I am pleased to be presented with the opportunity to raise this issue in the Seanad today. The people of north Meath, and I presume people all across the country, are hopping mad with the Government because left, right and centre, planning permissions are being submitted, and in some cases approved, that were based on outdated guidelines. It was previous Ministers who appeared before us in this House that coined the term "outdated guidelines". Such a system is completely wrong. I thought we had moved away from that type of planning system.

An Bord Pleanála has received a planning application for six turbines to be located in Nobber, County Meath which has already been refused by Meath County Council. An application has also been submitted, under the Strategic Infrastructure Act, and refers to Element Power's proposal for across north Meath. Due to the Government's delay in issuing guidelines these firms appear to be trying to take advantage of the gap generated. The firms have used outdated guidelines but the Government appears to be facilitating them which is completely wrong. It is about time the Government issued new guidelines which are acceptable to the majority of people and acceptable to people who would otherwise have to put up with these monstrosities being located beside them.
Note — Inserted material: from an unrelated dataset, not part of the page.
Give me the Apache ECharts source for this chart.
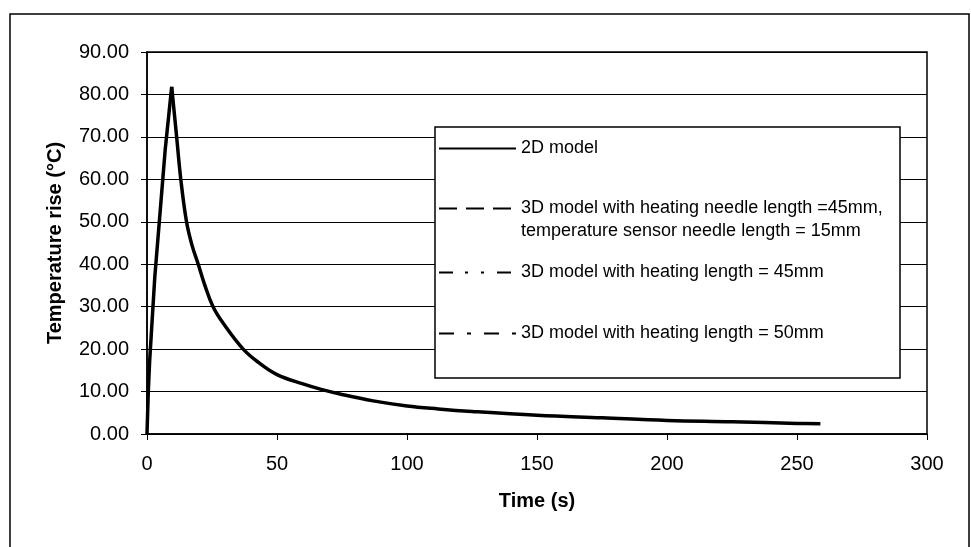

We are embarking on a whole new ballgame because supersized turbines have not been seen in this country before. The public do not accept the situation. The Government should say "No", stop the planning applications - it is within the power of the Minister to stop these applications - and say it is thinking about this matter. We cannot have a blot on the landscape and have turbines located in some of the nicest and potentially lucrative tourism areas without looking at what guidelines, rules and regulations are being set down. The Minister has a choice - either we have a proper planning system for turbines or we do not.

Photo of Paudie CoffeyPaudie Coffey (Waterford, Fine Gael)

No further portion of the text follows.